# easy fish



## fishyshawn (Jul 31, 2005)

what would be the easiest fish to start with :withstup:


----------



## shev (Jan 18, 2005)

easiest? common livebearers, guppies, mollies platies, swordtails. 

Gouramis are pretty easy to breed. Buenos aires tetras are probably one of the easiset to breed tetras.


----------



## fishfreaks (Jan 19, 2005)

convicts are, only if you can handle the temperment. aren't kribs too?


----------



## MyraVan (Jan 19, 2005)

White cloud mountain minnows are exceeedingly easy egglayers to breed. I've got a 5 gallon tank that I didn't do anything with, and my three adult fish have bred. Without much care (just using some commercial fry food) there are about 2 dozen babies of various sizes (5mm to 1.5cm) in the tank.
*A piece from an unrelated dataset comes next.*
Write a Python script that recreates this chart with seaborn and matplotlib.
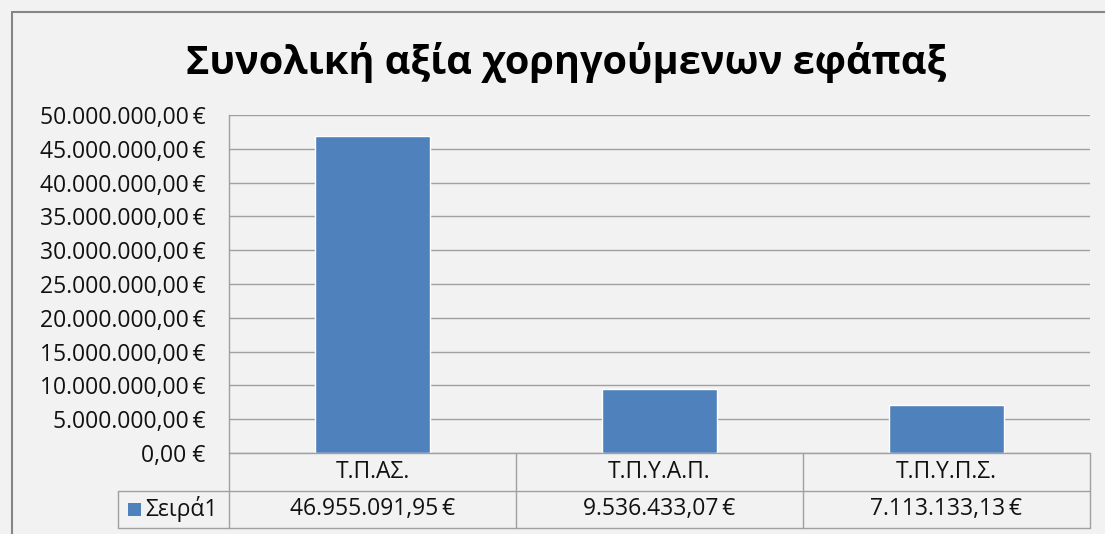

The adults don't bother the babies, so this makes it even easier (don't have to use different tanks).


----------



## Jonno (May 22, 2005)

i would suggest guppies or platies, but if you have the room, try to breed angels!


----------



## fishyshawn (Jul 31, 2005)

i think my fish have already layed eggs :help: they might be dalmation mollys


----------



## Lexus (Jan 19, 2005)

They dont lay eggs, as I hear you soon found out.


----------